Goal of the exercise: Your task is to copy each line that has the word "this".

Extracted records:
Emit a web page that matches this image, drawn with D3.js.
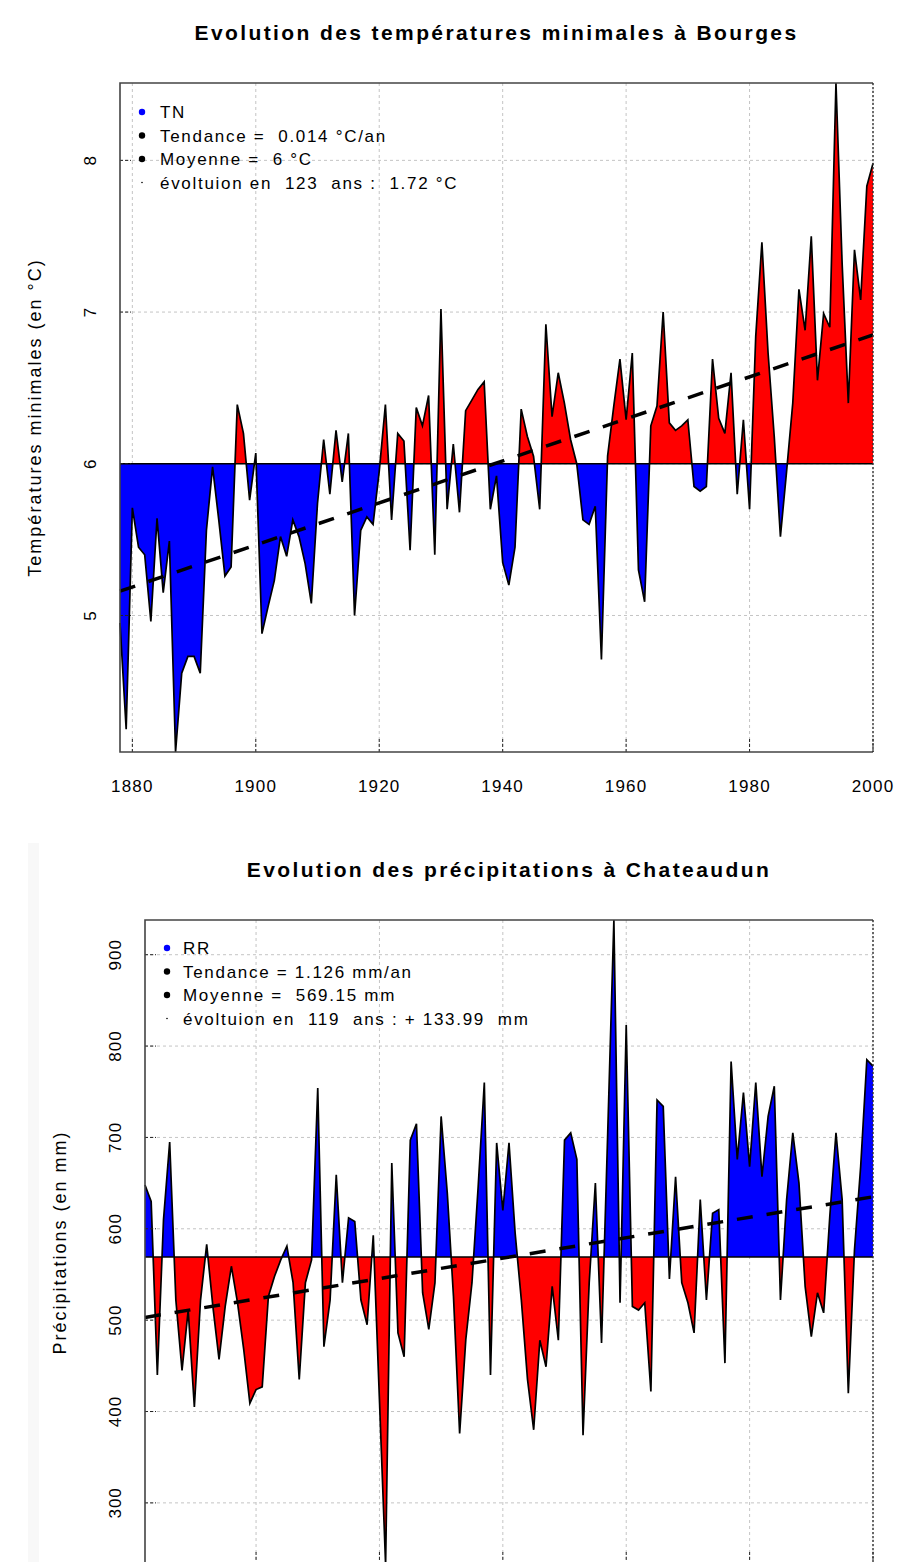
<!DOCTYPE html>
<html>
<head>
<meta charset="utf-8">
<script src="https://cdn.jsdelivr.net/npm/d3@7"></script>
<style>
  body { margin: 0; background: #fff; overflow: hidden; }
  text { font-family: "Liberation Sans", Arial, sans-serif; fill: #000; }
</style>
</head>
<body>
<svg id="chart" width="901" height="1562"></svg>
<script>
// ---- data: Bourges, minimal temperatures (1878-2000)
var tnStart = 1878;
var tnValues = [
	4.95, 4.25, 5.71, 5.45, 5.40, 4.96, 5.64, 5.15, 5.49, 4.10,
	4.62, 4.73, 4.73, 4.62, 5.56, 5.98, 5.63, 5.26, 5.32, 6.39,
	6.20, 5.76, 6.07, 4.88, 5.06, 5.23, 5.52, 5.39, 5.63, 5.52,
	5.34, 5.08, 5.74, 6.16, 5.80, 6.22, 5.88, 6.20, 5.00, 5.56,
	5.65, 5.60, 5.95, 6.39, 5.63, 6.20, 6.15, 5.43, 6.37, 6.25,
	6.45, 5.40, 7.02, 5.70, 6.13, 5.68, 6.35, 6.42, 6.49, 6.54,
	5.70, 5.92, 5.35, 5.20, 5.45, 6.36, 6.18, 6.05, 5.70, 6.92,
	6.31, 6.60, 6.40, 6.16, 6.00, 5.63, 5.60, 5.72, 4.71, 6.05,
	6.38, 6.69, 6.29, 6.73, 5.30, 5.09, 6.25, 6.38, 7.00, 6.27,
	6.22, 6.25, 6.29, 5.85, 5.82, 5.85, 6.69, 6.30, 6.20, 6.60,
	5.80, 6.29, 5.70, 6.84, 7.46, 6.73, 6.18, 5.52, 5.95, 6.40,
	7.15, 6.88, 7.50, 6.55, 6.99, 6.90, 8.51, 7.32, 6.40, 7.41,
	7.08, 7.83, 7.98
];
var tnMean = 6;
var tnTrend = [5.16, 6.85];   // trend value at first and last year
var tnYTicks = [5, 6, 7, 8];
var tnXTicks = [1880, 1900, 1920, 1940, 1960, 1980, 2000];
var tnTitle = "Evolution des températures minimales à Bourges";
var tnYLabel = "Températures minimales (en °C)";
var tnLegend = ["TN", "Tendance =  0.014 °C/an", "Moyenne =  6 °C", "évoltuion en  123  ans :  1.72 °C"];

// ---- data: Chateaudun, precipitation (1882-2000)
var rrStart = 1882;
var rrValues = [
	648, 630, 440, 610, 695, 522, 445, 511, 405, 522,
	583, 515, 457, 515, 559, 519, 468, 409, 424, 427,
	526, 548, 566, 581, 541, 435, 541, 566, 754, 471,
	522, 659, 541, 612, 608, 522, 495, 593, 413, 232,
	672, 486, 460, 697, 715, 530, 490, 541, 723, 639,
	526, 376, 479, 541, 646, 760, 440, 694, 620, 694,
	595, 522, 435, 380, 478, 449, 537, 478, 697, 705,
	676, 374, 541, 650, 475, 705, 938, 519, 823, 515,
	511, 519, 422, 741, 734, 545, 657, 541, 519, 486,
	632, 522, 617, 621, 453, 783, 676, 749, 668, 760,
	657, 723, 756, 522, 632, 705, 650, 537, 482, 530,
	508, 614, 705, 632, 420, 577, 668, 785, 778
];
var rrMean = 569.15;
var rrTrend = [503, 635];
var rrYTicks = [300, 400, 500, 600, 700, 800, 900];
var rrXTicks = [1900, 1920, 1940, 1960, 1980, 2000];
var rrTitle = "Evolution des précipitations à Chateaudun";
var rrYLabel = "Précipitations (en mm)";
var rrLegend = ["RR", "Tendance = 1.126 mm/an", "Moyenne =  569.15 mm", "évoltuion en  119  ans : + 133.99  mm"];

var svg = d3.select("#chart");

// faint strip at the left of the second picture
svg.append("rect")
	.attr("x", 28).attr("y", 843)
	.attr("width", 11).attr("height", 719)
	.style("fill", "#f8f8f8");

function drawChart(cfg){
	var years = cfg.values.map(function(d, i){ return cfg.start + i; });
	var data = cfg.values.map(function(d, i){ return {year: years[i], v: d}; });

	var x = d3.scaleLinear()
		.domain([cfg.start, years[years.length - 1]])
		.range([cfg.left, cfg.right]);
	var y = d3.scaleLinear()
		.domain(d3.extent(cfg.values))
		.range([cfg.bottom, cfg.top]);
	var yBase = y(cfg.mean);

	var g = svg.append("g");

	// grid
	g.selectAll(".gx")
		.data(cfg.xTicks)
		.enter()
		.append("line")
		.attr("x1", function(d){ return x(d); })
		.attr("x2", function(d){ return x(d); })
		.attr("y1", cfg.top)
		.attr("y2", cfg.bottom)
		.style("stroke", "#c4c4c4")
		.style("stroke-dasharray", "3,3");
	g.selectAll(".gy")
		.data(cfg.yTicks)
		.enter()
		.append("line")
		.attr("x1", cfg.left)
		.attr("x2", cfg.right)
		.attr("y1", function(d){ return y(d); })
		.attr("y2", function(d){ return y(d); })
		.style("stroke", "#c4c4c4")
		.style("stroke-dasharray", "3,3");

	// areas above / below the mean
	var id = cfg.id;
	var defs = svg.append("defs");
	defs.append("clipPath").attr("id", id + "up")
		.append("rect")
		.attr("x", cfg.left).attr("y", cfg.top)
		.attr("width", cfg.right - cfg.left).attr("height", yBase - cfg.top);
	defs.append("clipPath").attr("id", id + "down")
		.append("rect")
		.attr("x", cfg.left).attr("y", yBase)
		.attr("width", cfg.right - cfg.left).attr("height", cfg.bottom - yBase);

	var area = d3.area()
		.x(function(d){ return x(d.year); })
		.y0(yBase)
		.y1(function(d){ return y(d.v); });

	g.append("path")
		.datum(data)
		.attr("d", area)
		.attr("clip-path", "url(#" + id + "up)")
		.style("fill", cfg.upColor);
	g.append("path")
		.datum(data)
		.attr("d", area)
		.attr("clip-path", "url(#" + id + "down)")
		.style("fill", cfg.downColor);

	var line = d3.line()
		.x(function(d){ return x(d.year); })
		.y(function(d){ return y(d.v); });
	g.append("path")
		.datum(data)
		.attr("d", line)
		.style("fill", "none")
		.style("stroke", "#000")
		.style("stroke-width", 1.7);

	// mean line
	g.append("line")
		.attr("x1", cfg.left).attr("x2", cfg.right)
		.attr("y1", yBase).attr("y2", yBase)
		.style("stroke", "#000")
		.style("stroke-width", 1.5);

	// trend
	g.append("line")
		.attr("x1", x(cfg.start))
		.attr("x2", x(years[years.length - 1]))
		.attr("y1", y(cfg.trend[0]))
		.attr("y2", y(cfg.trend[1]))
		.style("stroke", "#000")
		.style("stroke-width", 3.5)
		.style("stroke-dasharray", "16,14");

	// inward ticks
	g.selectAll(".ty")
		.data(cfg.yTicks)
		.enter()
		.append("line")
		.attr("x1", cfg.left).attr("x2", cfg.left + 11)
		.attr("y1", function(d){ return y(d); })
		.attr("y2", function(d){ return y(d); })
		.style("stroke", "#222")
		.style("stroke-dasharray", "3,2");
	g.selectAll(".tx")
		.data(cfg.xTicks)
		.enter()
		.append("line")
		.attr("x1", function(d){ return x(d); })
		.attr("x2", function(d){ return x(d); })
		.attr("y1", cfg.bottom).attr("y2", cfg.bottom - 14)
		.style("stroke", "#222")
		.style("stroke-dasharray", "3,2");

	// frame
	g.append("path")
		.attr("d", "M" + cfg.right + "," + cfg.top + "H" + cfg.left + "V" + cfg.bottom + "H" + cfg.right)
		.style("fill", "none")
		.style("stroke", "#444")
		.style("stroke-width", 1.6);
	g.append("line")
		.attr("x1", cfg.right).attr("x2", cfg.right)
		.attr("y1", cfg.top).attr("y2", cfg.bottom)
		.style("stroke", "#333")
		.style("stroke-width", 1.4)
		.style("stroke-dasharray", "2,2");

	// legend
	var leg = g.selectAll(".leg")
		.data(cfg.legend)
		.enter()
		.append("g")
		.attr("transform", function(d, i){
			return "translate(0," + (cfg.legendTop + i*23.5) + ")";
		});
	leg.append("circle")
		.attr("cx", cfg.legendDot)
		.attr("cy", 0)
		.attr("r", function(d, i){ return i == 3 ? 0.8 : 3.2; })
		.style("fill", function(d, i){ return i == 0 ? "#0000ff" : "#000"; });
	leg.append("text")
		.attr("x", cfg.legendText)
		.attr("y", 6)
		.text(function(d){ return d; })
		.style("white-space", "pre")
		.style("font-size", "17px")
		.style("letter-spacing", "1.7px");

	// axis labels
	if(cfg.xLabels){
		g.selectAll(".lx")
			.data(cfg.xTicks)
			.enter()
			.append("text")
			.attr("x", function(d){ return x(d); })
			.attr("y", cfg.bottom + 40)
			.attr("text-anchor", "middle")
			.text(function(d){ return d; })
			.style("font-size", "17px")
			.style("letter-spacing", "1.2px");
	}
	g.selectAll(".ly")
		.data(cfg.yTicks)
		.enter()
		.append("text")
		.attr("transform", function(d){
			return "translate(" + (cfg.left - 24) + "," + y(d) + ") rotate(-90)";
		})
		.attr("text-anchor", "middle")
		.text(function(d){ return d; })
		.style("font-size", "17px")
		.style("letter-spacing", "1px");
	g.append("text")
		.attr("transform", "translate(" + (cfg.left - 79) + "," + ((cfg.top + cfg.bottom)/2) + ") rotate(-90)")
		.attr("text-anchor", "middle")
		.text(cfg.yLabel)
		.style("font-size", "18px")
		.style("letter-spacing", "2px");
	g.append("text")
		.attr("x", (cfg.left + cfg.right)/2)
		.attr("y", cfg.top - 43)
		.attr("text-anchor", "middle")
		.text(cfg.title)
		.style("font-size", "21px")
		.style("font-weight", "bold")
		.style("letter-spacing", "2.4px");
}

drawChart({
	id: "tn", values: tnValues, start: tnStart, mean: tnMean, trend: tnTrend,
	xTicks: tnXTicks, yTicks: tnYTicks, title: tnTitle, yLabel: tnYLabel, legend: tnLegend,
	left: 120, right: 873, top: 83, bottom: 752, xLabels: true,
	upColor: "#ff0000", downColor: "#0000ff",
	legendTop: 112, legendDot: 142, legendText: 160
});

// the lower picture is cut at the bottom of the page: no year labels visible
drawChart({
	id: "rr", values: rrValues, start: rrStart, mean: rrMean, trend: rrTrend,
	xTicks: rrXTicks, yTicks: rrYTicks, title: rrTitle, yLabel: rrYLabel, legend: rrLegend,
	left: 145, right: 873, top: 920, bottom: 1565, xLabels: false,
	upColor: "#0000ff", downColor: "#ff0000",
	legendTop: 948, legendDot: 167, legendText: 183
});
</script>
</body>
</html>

---

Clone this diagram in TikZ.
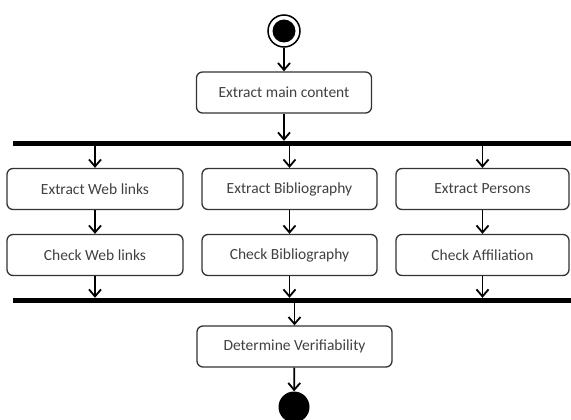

Expected answer:
Emit a web page that matches this image, drawn with D3.js.
Clone this diagram in TikZ.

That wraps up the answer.